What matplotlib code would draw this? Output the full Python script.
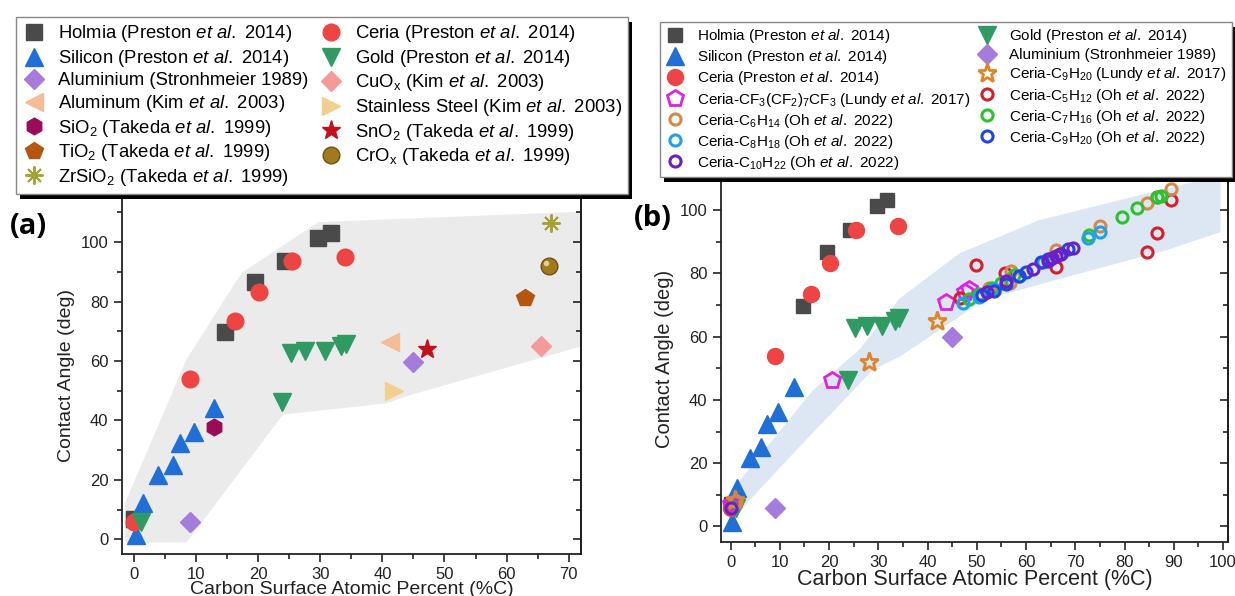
import matplotlib as mpl
mpl.use('Agg')
import matplotlib.pyplot as plt
from matplotlib.patches import Rectangle
from matplotlib.transforms import ScaledTranslation

plt.rcParams['font.family'] = ['Liberation Sans', 'DejaVu Sans']
plt.rcParams['mathtext.fontset'] = 'custom'
plt.rcParams['mathtext.rm'] = 'Liberation Sans'
plt.rcParams['mathtext.it'] = 'Liberation Sans:italic'
plt.rcParams['mathtext.bf'] = 'Liberation Sans:bold'
plt.rcParams['mathtext.default'] = 'regular'

# ---- data (x = carbon %, y = contact angle) ----
holmia_x = [0, 14.7, 19.5, 24.3, 29.7, 31.8]
holmia_y = [7.0, 69.6, 86.7, 93.7, 101.3, 103.0]
ceria_x = [0, 9.0, 16.3, 20.1, 25.4, 33.9]
ceria_y = [5.9, 54.0, 73.3, 83.2, 93.8, 94.9]
silicon_x = [0.3, 1.4, 3.9, 6.2, 7.4, 9.7, 12.8]
silicon_y = [1.4, 12.1, 21.6, 25.0, 32.3, 36.2, 44.1]
gold_x = [1.1, 23.8, 25.2, 27.6, 30.8, 33.3, 34.2]
gold_y = [5.9, 46.3, 62.8, 63.2, 63.5, 65.0, 65.8]
alu_strohm_x = [9.0, 45.0]
alu_strohm_y = [5.9, 59.8]
alu_kim_x = [41.3]
alu_kim_y = [66.5]
steel_x = [41.8]
steel_y = [49.9]
sno2_x = [47.2]
sno2_y = [64.0]
cuox_x = [65.6]
cuox_y = [64.9]
tio2_x = [62.9]
tio2_y = [81.3]
crox_x = [66.8]
crox_y = [92.0]
zrsio2_x = [67.2]
zrsio2_y = [106.4]
sio2_x = [12.9]
sio2_y = [37.9]

lundy_cf_x = [0, 20.6, 43.8, 47.5, 48.5]
lundy_cf_y = [7.2, 46.3, 71.0, 74.2, 75.0]
lundy_c9_x = [0.8, 28.1, 41.9]
lundy_c9_y = [8.4, 52.1, 65.0]
oh_c5_x = [46.5, 49.8, 55.7, 66.0, 84.6, 86.6, 89.4]
oh_c5_y = [72.3, 82.6, 80.2, 82.0, 86.8, 92.6, 103.0]
oh_c6_x = [1.0, 52.5, 56.7, 57.0, 66.0, 75.0, 84.6, 86.6, 89.4]
oh_c6_y = [8.0, 75.5, 77.0, 80.8, 87.4, 94.9, 102.1, 104.0, 106.6]
oh_c7_x = [48.5, 50.5, 53.0, 55.0, 57.5, 72.8, 79.5, 82.6, 86.5, 87.4]
oh_c7_y = [72.0, 73.5, 75.5, 77.0, 79.5, 92.0, 97.8, 100.5, 104.0, 104.4]
oh_c8_x = [47.2, 50.5, 53.5, 58.5, 63.5, 72.6, 75.0]
oh_c8_y = [70.5, 72.5, 75.0, 79.0, 83.5, 91.2, 93.2]
oh_c9_x = [51.0, 53.5, 56.0, 58.5, 60.0, 63.0, 64.5, 67.0, 68.6]
oh_c9_y = [73.0, 74.5, 76.5, 79.0, 80.5, 83.5, 84.5, 86.2, 87.8]
oh_c10_x = [0, 52.0, 56.0, 61.5, 64.5, 65.3, 66.0, 66.8, 69.5]
oh_c10_y = [5.8, 74.0, 77.5, 81.5, 84.0, 84.8, 85.4, 86.2, 88.0]

# shaded envelopes
band_a_x = [-1.5, 8.5, 24.0, 40.5, 44.6, 72.5, 72.5, 29.7, 17.3, 8.4, -1.5]
band_a_y = [-1.0, -1.0, 42.0, 45.7, 48.6, 65.2, 110.3, 106.7, 89.6, 60.4, 12.0]
band_b_x = [-1.0, 16.7, 26.2, 34.3, 46.5, 62.7, 99.5, 99.5, 88.5, 68.2, 51.2,
            46.5, 34.3, 28.9, 14.0, 3.9, 0.5]
band_b_y = [9.0, 43.0, 56.0, 72.0, 86.3, 96.8, 111.0, 93.0, 87.3, 78.8, 71.5,
            66.3, 53.6, 49.5, 25.2, 8.4, 1.5]

ETAL = r'$\mathit{et\ al.}$'

fig = plt.figure(figsize=(12.35, 5.96), dpi=100)
ax_a = fig.add_axes([0.0985, 0.0701, 0.3720, 0.5985])
ax_b = fig.add_axes([0.5836, 0.0901, 0.4107, 0.6160])


def style_axes(ax, xlim, ylim, lab_fs, tick_fs, xlab_fs):
    ax.set_xlim(*xlim)
    ax.set_ylim(*ylim)
    ax.set_xticks(range(0, int(xlim[1]) + 1, 10))
    ax.set_xticks(range(5, int(xlim[1]) + 1, 10), minor=True)
    ax.set_yticks(range(0, 101, 20))
    ax.set_yticks(range(10, int(ylim[1]) + 1, 20), minor=True)
    ax.tick_params(which='major', direction='out', length=6, width=1.2,
                   labelsize=tick_fs, color='#222222', labelcolor='#222222')
    ax.tick_params(which='minor', direction='out', length=3.5, width=1.2,
                   color='#222222')
    for s in ax.spines.values():
        s.set_linewidth(1.3)
        s.set_color('#222222')
    ax.set_xlabel('Carbon Surface Atomic Percent (%C)', fontsize=xlab_fs,
                  labelpad=-1, color='#222222')
    ax.set_ylabel('Contact Angle (deg)', fontsize=lab_fs, labelpad=4,
                  color='#222222')
    sec = ax.secondary_yaxis('right')
    sec.set_yticks(range(0, 101, 20))
    sec.set_yticks(range(10, int(ylim[1]) + 1, 10), minor=True)
    sec.tick_params(which='both', direction='in', labelright=False,
                    width=1.2, color='#222222')
    sec.tick_params(which='major', length=6)
    sec.tick_params(which='minor', length=3.5)
    sec.spines['right'].set_linewidth(1.3)


# ---------------- panel (a) ----------------
ax = ax_a
ax.fill(band_a_x, band_a_y, color='#EBEBEB', lw=0, zorder=0)
h_holmia, = ax.plot(holmia_x, holmia_y, 's', color='#4A4A4A', ms=11,
                    label='Holmia (Preston ' + ETAL + ' 2014)')
h_si, = ax.plot(silicon_x, silicon_y, '^', color='#1F6FD6', ms=13,
                label='Silicon (Preston ' + ETAL + ' 2014)')
h_alu, = ax.plot(alu_strohm_x, alu_strohm_y, 'D', color='#A57BDB', ms=10,
                 label='Aluminium (Stronhmeier 1989)')
h_alk, = ax.plot(alu_kim_x, alu_kim_y, '<', color='#F4BD97', ms=13,
                 label='Aluminum (Kim ' + ETAL + ' 2003)')
h_sio2, = ax.plot(sio2_x, sio2_y, 'h', color='#9A0C58', ms=12,
                  label='SiO$_2$ (Takeda ' + ETAL + ' 1999)')
h_tio2, = ax.plot(tio2_x, tio2_y, 'p', color='#B4560F', ms=13,
                  label='TiO$_2$ (Takeda ' + ETAL + ' 1999)')
h_zr, = ax.plot(zrsio2_x, zrsio2_y, marker=(8, 2, 0), ls='none',
                color='#A4A232', ms=13, mew=1.4,
                label='ZrSiO$_2$ (Takeda ' + ETAL + ' 1999)')
h_ceria, = ax.plot(ceria_x, ceria_y, 'o', color='#EE4444', ms=12,
                   label='Ceria (Preston ' + ETAL + ' 2014)')
h_gold, = ax.plot(gold_x, gold_y, 'v', color='#2F9B62', ms=13,
                  label='Gold (Preston ' + ETAL + ' 2014)')
h_cuox, = ax.plot(cuox_x, cuox_y, 'D', color='#F49A9A', ms=10,
                  label='CuO$_x$ (Kim ' + ETAL + ' 2003)')
h_steel, = ax.plot(steel_x, steel_y, '>', color='#F2CF8E', ms=13,
                   label='Stainless Steel (Kim ' + ETAL + ' 2003)')
h_sno2, = ax.plot(sno2_x, sno2_y, '*', color='#C2101C', ms=14,
                  label='SnO$_2$ (Takeda ' + ETAL + ' 1999)')
h_crox, = ax.plot(crox_x, crox_y, 'o', color='#A07A1C', mec='#6E520E',
                  ms=12, label='CrO$_x$ (Takeda ' + ETAL + ' 1999)')
ax.plot(crox_x, crox_y, 'o', color='#E6CF8A', ms=4, mew=0,
        transform=ax.transData + ScaledTranslation(-2 / 72, 2 / 72,
                                                   fig.dpi_scale_trans))
style_axes(ax, (-2, 72), (-5, 115), 14, 12, 14)

hand_a = [h_holmia, h_si, h_alu, h_alk, h_sio2, h_tio2, h_zr,
          h_ceria, h_gold, h_cuox, h_steel, h_sno2, h_crox]
leg_a = fig.legend(handles=hand_a, loc='upper left', ncol=2,
                   bbox_to_anchor=(16 / 1235, 1 - 17 / 596), fontsize=13.3,
                   frameon=True, fancybox=False, edgecolor='#888888',
                   framealpha=1, labelspacing=0.19, handlelength=1.2,
                   handletextpad=0.7, columnspacing=0.63, borderpad=0.35,
                   borderaxespad=0, numpoints=1)

# ---------------- panel (b) ----------------
ax = ax_b
ax.fill(band_b_x, band_b_y, color='#DCE7F3', lw=0, zorder=0)
b_holmia, = ax.plot(holmia_x, holmia_y, 's', color='#4A4A4A', ms=10.5,
                    label='Holmia (Preston ' + ETAL + ' 2014)')
b_si, = ax.plot(silicon_x, silicon_y, '^', color='#1F6FD6', ms=13,
                label='Silicon (Preston ' + ETAL + ' 2014)')
b_ceria, = ax.plot(ceria_x, ceria_y, 'o', color='#EE4444', ms=11.5,
                   label='Ceria (Preston ' + ETAL + ' 2014)')
b_gold, = ax.plot(gold_x, gold_y, 'v', color='#2F9B62', ms=13,
                  label='Gold (Preston ' + ETAL + ' 2014)')
b_alu, = ax.plot(alu_strohm_x, alu_strohm_y, 'D', color='#A57BDB', ms=10,
                 label='Aluminium (Stronhmeier 1989)')
b_lcf, = ax.plot(lundy_cf_x, lundy_cf_y, 'p', mfc='none', mec='#DD22E6',
                 ms=12, mew=2,
                 label='Ceria-CF$_3$(CF$_2$)$_7$CF$_3$ (Lundy ' + ETAL + ' 2017)')
b_lc9, = ax.plot(lundy_c9_x, lundy_c9_y, '*', mfc='none', mec='#E08428',
                 ms=14, mew=2,
                 label='Ceria-C$_9$H$_{20}$ (Lundy ' + ETAL + ' 2017)')
oh = {}
for key, xs, ys, col, lab in [
        ('c5', oh_c5_x, oh_c5_y, '#D0222C', 'C$_5$H$_{12}$'),
        ('c6', oh_c6_x, oh_c6_y, '#D4894A', 'C$_6$H$_{14}$'),
        ('c7', oh_c7_x, oh_c7_y, '#2EC02E', 'C$_7$H$_{16}$'),
        ('c8', oh_c8_x, oh_c8_y, '#1FA2E6', 'C$_8$H$_{18}$'),
        ('c9', oh_c9_x, oh_c9_y, '#2344E0', 'C$_9$H$_{20}$'),
        ('c10', oh_c10_x, oh_c10_y, '#6A1FC8', 'C$_{10}$H$_{22}$')]:
    oh[key], = ax.plot(xs, ys, 'o', mfc='none', mec=col, ms=8, mew=2.2,
                       label='Ceria-' + lab + ' (Oh ' + ETAL + ' 2022)')
style_axes(ax, (-2, 101), (-5, 111), 14.5, 12, 15.5)

hand_b = [b_holmia, b_si, b_ceria, b_lcf, oh['c6'], oh['c8'], oh['c10'],
          b_gold, b_alu, b_lc9, oh['c5'], oh['c7'], oh['c9']]
leg_b = fig.legend(handles=hand_b, loc='upper left', ncol=2,
                   bbox_to_anchor=(660 / 1235, 1 - 22 / 596), fontsize=11,
                   frameon=True, fancybox=False, edgecolor='#888888',
                   framealpha=1, labelspacing=0.2, handlelength=1.3,
                   handletextpad=0.8, columnspacing=0.4, borderpad=0.35,
                   borderaxespad=0, numpoints=1)

fig.text(28 / 1235, 1 - 226 / 596, '(a)', fontsize=21, fontweight='bold',
         family='Open Sans', ha='center', va='center')
fig.text(653 / 1235, 1 - 218 / 596, '(b)', fontsize=21, fontweight='bold',
         family='Open Sans', ha='center', va='center')

# black drop shadow behind each legend box
fig.canvas.draw()
for leg in (leg_a, leg_b):
    bb = leg.get_frame().get_window_extent()
    fig.patches.append(Rectangle((bb.x0 + 4, bb.y0 - 5), bb.width, bb.height,
                                 transform=None, facecolor='black',
                                 edgecolor='none', zorder=4))

fig.savefig('out.png', dpi=100)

= = =

BRIEF — Without the pictures, please reproduce each line of the listing above exactly, from the first one through the line bearing "plt.rcParams['mathtext.default'] = 'regular'".

WRITTEN SOLUTION —
What matplotlib code would draw this? Output the full Python script.
import matplotlib as mpl
mpl.use('Agg')
import matplotlib.pyplot as plt
from matplotlib.patches import Rectangle
from matplotlib.transforms import ScaledTranslation

plt.rcParams['font.family'] = ['Liberation Sans', 'DejaVu Sans']
plt.rcParams['mathtext.fontset'] = 'custom'
plt.rcParams['mathtext.rm'] = 'Liberation Sans'
plt.rcParams['mathtext.it'] = 'Liberation Sans:italic'
plt.rcParams['mathtext.bf'] = 'Liberation Sans:bold'
plt.rcParams['mathtext.default'] = 'regular'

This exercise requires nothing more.